Finance and politics.
To a king whose annual budget in Scotland was barely 50,000, England looked like the land of milk and honey. But in fact, James I inherited serious financial problems, which his own liberality quickly compounded. Elizabeth had left a debt of more than 400,000 and James, with a wife and two sons, had much larger household expenses than the unmarried queen. Land and duties from customs were the major sources of royal revenue, and it was James's good fortune that the latter increased dramatically after the judges ruled in Bate's case (1606) that the king could make impositions on imported commodities without the consent of Parliament. Two years later, under the direction of James's able minister Robert Cecil, Earl of Salisbury, impositions were levied on an expanded list of goods, and a revised book of rates (1608) was issued that increased the level of duties. By these measures customs revenues grew by 70,000 a year. But even this windfall was not enough to stem the effects of inflation on the one hand and James's own free spending on the other. By 1606 royal debt was more than 600,000, and the crown's financial ministers had turned their attention to prerogative income from wardships, purveyance, and the discovery of concealed lands (i.e., crown lands on which rents and dues were not being paid). The revival and rationalization of these ancient rights created an outcry. As early as 1604 Salisbury was examining proposals to commute these fiscal rights into an annual sum to be raised by a land tax. By 1610 negotiations began for the Great Contract between the king and his taxpaying subjects that aimed to raise 200,000 a year. But at the last moment both royal officials and leaders of the House of Commons backed away from the deal, the government believing that the sum was too low, the leaders of the Commons that a land tax was too unpopular. The failure of the Great Contract drove Salisbury to squeeze even more revenue out of the king's feudal rights, including the sale of titles. This policy violated the spirit of principles about property and personal liberty held by the governing classes and, along with impositions, was identified as a grievance during James's first parliaments.

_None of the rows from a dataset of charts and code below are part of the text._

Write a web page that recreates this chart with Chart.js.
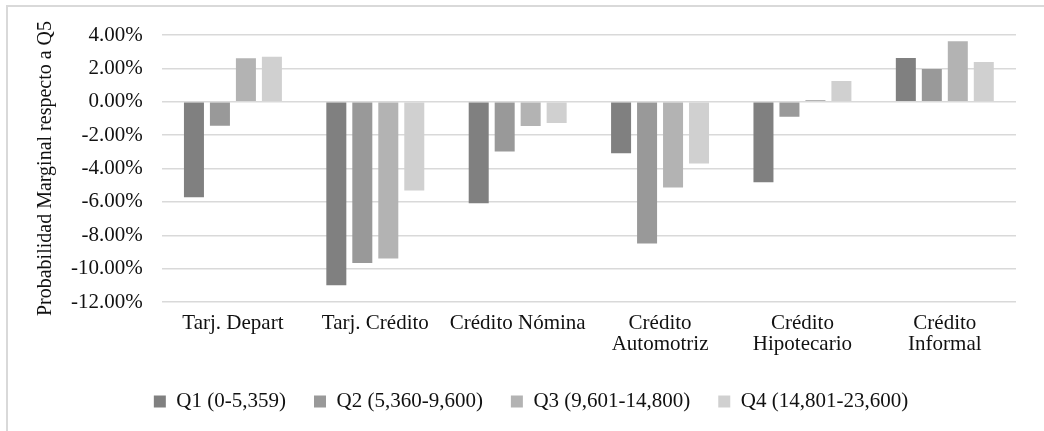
<!DOCTYPE html>
<html>
<head>
<meta charset="utf-8">
<script src="https://cdn.jsdelivr.net/npm/chart.js@4/dist/chart.umd.min.js"></script>
<style>
  body { margin: 0; background: #fff; }
</style>
</head>
<body>
<canvas id="grafica" width="1044" height="431"></canvas>
<script>
// Datos (porcentajes)
var categorias = ['Tarj. Depart', 'Tarj. Crédito', 'Crédito Nómina', ['Crédito', 'Automotriz'], ['Crédito', 'Hipotecario'], ['Crédito', 'Informal']];
var series = ['Q1 (0-5,359)', 'Q2 (5,360-9,600)', 'Q3 (9,601-14,800)', 'Q4 (14,801-23,600)'];
var q1 = [-5.73, -11.0, -6.08, -3.08, -4.82, 2.62];
var q2 = [-1.44, -9.66, -2.98, -8.5, -0.9, 1.96];
var q3 = [2.6, -9.4, -1.46, -5.14, 0.1, 3.62];
var q4 = [2.7, -5.32, -1.28, -3.7, 1.24, 2.38];
var colores = ['#808080', '#999999', '#b3b3b3', '#d0d0d0'];
var tituloY = 'Probabilidad Marginal respecto a Q5';

Chart.defaults.font.family = "'Liberation Serif', 'Times New Roman', serif";
Chart.defaults.font.size = 21;
Chart.defaults.color = '#111';

// marco gris alrededor del grafico
var marco = {
    id: 'marco',
    beforeDraw: function (chart) {
        var ctx = chart.ctx;
        ctx.save();
        ctx.fillStyle = '#fff';
        ctx.fillRect(0, 0, chart.width, chart.height);
        ctx.strokeStyle = '#d9d9d9';
        ctx.lineWidth = 2;
        ctx.strokeRect(7, 6, 1200, 1000);
        ctx.restore();
    },
    // la leyenda del original esta un poco a la derecha
    afterLayout: function (chart) {
        chart.legend.left += 18;
        chart.legend.right += 18;
    }
};

var valores = [q1, q2, q3, q4];
var datasets = series.map(function (nombre, i) {
    return {
        label: nombre,
        data: valores[i],
        backgroundColor: colores[i],
        borderWidth: 0,
        categoryPercentage: 0.73,
        barPercentage: 0.77
    };
});

var ctx = document.getElementById('grafica').getContext('2d');
var chart = new Chart(ctx, {
    type: 'bar',
    data: { labels: categorias, datasets: datasets },
    options: {
        responsive: false,
        animation: false,
        layout: { padding: { top: 35, right: 28, left: 10, bottom: 9 } },
        plugins: {
            tooltip: { enabled: false },
            legend: {
                position: 'bottom',
                labels: { boxWidth: 12, boxHeight: 12, padding: 28 }
            }
        },
        scales: {
            x: {
                grid: { display: false },
                border: { display: false },
                ticks: { padding: 3, maxRotation: 0, autoSkip: false, font: { lineHeight: 1.0 } },
                afterFit: function (scale) { scale.height += 5; }
            },
            y: {
                min: -12,
                max: 4,
                border: { display: false },
                grid: { color: '#d9d9d9', lineWidth: 1.5, drawTicks: false },
                ticks: {
                    stepSize: 2,
                    padding: 19,
                    callback: function (v) { return v.toFixed(2) + '%'; }
                },
                title: {
                    display: true,
                    text: tituloY,
                    font: { size: 20 },
                    padding: { top: 24, bottom: -6 }
                }
            }
        }
    },
    plugins: [marco]
});
</script>
</body>
</html>
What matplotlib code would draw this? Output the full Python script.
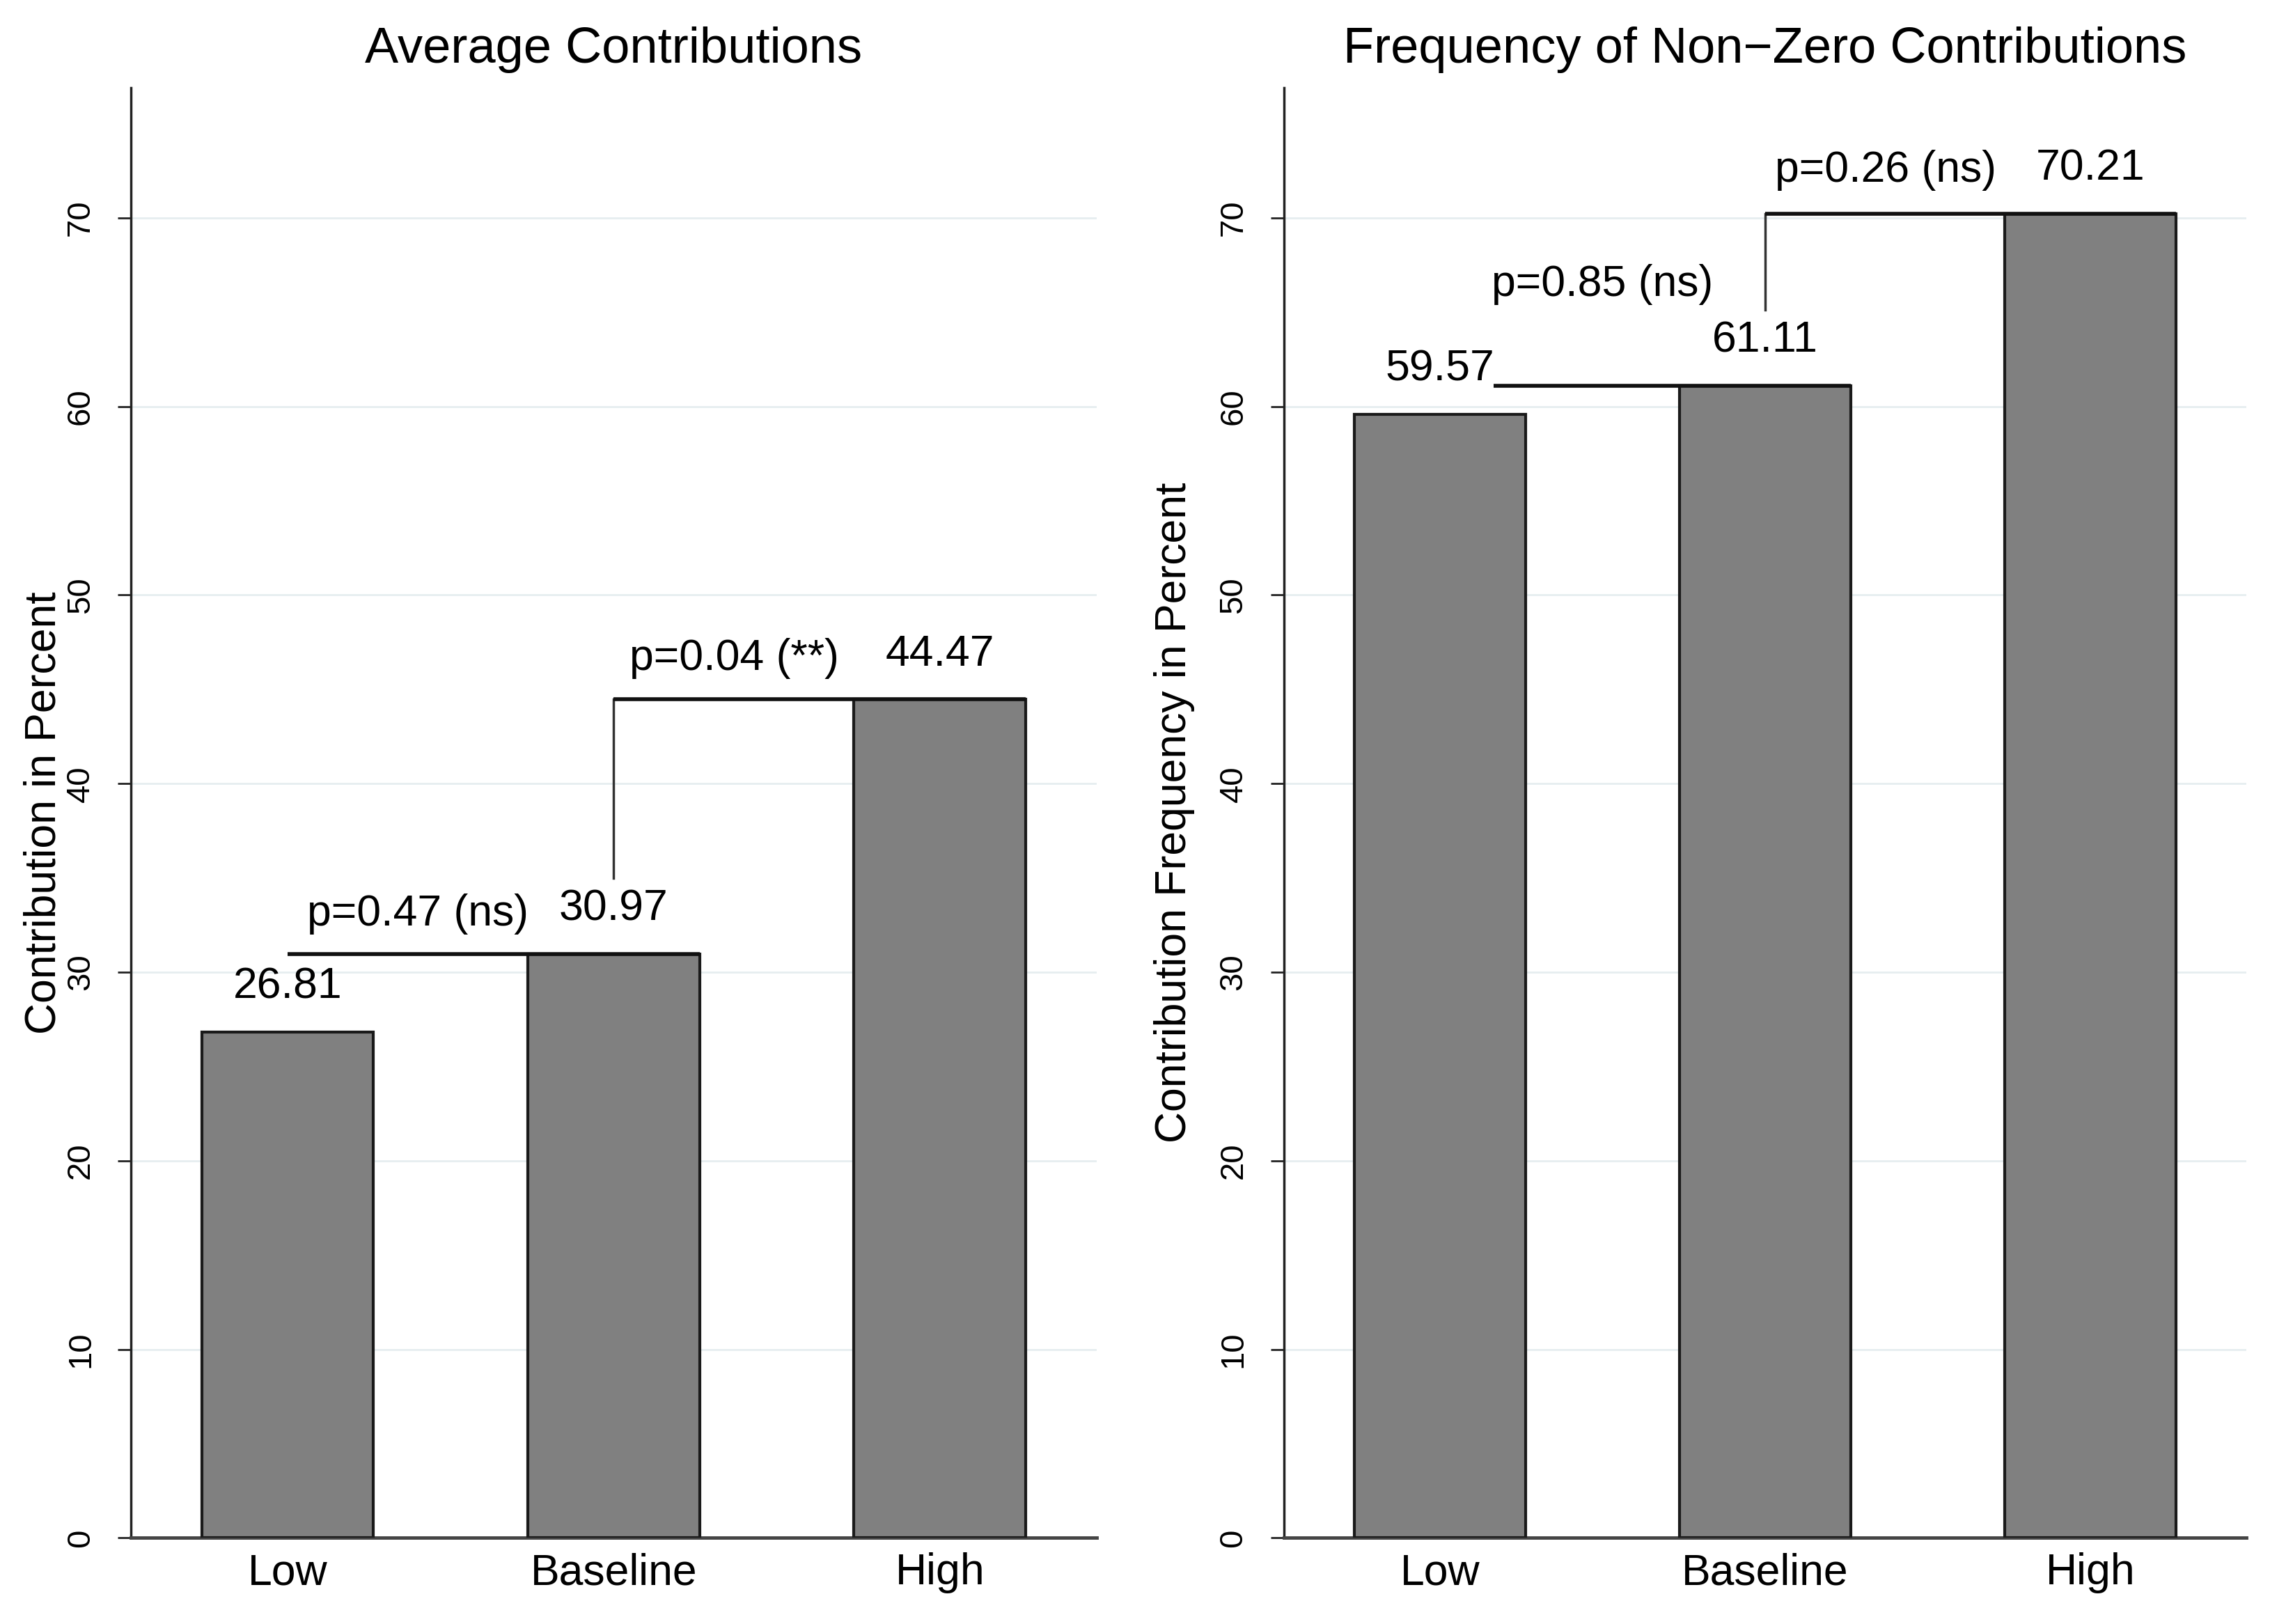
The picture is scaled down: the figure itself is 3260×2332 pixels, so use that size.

There was much suspicion that the Scottish king would not understand the procedures and privileges of an English Parliament, and this was in evidence at the opening of the first session of the Parliament of 1604-10. The conventional ban upon the selection of outlaws to the Commons led to the Buckinghamshire Election Case (1604). The Commons reversed a decision by the lord chancellor and ordered Francis Goodwin, an outlaw, to be seated in the House. James clumsily intervened in the proceedings, stating that the privileges of the Commons had been granted by the grace of the monarch, a pronouncement that stirred the embers of Elizabethan disputes over parliamentary privilege. Although a compromise solution to the case was found, from this time forward the Commons took an active role in scrutinizing the returns of its members. A standing committee on elections was formed, and the freedom of members from arrest during sessions was reasserted. Some wanted to go even further and present the king with a defense of the ancient rights of their House. But this so-called apology was the work of a minority and was never accepted by the whole House or presented to the king.
Factions and favourites.
As in the previous reign, court politics were factionalized around noble groups tied together by kinship and interest. James had promoted members of the Howard family to places of leadership in his government; Henry Howard, Earl of Northampton, adeptly led a family group that included Thomas Howard, Earl of Suffolk, and Thomas Howard, Earl of Arundel. All managed to enrich themselves at the expense of the king, whose debts reached 900,000 by 1618. A stink of corruption pervaded the court during these years. The Howards formed the core of a pro-Spanish faction that desired better relations with Spain and better treatment of English Catholics. They also played upon the king's desire for peace in Europe. The Howards were opposed by an anti-Spanish group that included the queen, George Abbot, Archbishop of Canterbury, and William Herbert, Earl of Pembroke. This group wished to pursue an aggressively Protestant foreign policy and, after the opening of the Thirty Years' War, to support James's son-in-law, the elector Frederick of the Palatinate. It was the anti-Spanish group that introduced the king to George Villiers, reputedly one of the handsomest men in Europe. Through Villiers they sought a conduit to power.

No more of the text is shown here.